Items that lower a student's EFC:
- Additional family members supported by the head of the household (e.g., siblings or grandparents who are living at home)
- Additional family members in college. (The EFC is split among the students in college.)
- Lower income (especially student income)
- Fewer assets (especially student assets)

Colleges or universities have the legal authority to lower the EFC if there are unusual circumstances, usually brought to the financial aid office's attention as the result of an appeal of a financial aid award. These circumstances include:
- Loss of employment
- Loss of child support, alimony, etc.
- Separation or divorce
- Death of parent or spouse
- Large medical or dental expenses not covered by insurance
- Income that was abnormally high because of a one-time lump sum that will most likely not occur again

===Financial issues that are not considered===
Aspects that are not considered in the calculation of the EFC are:
- The equity in the family's principal home. (Additional homes and other real estate holdings are counted.)
- Parental retirement funds, such as 401ks
- Consumer debt, such as car and credit card loans

==Actual family payments==
A common misconception is that the EFC is a statement of what the family actually will pay. This is usually not the case, and many families pay more, sometimes much more, than the EFC. The college's costs, minus the EFC, gives the student's financial need. Most four-year colleges do not have enough financial aid to meet students' needs, and as a result, the unmet need must be paid by the parents, in addition to the EFC. The federal government offers unsubsidized Stafford Loans, which are available to any family regardless of need, as a source of funds to cover the unmet need.

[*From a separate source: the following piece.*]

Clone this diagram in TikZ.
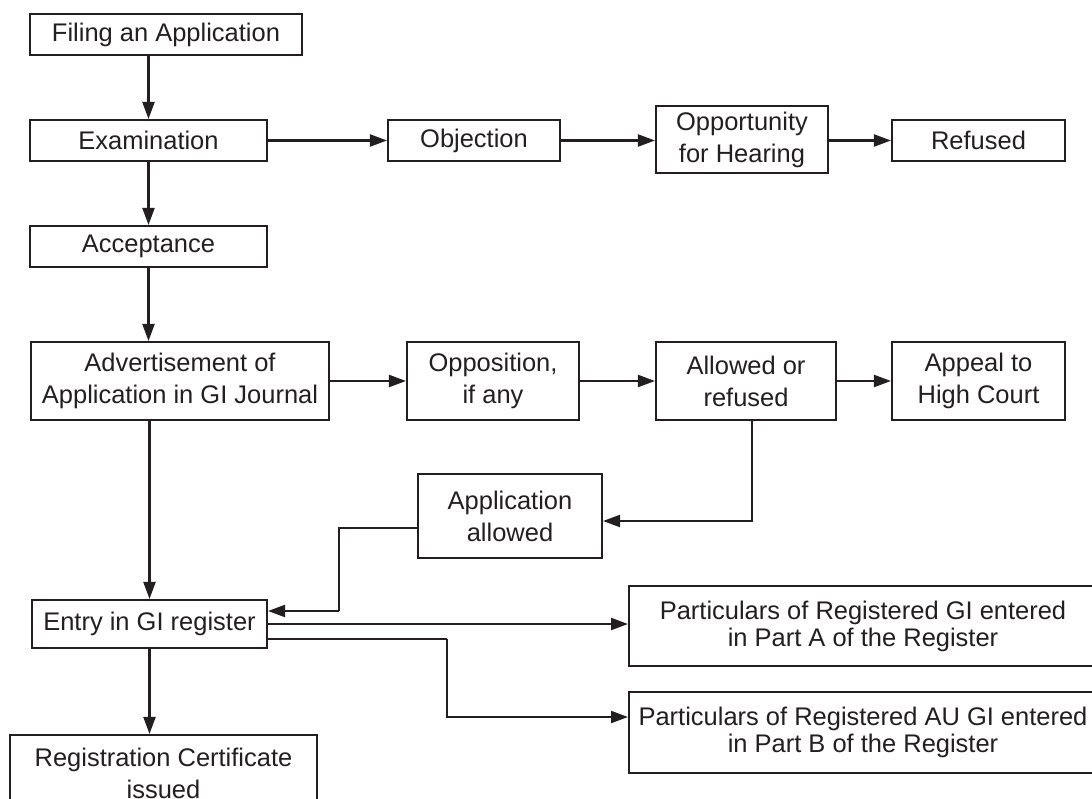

In cases in which a student qualifies for merit-based (rather than need-based) financial aid, the student and their family may pay less than the EFC.

A well-to-do family's EFC may exceed the cost of attendance at a school, and in that case the student does not have financial need, as defined by the federal financial aid system.

In some cases, despite financial hardship for the student, the student's family will simply be unwilling to pay the full amount, leaving the student to find their own way to finance their college education, or forgo it.

==Independent and dependent students==
Students who are unmarried, younger than 24, and not supporting a minor child are categorized as Dependent Students, and the parents' income and assets are used in determining the EFC. Even if the parents have no intention of helping pay the student's college expenses, which legally they are not required to do, the student remains considered a dependent and the parents' income and assets are used in determining the EFC and through it, the student's financial aid award. Put differently, if the parents are able but unwilling to help pay for the student's college, financial aid will not be increased because of it. This was determined by the United States Congress.

In exceptional cases, such as parental child abuse and parental communication with the child being prohibited by a court, the college financial aid office has the authority to change a student's status from Dependent to Independent.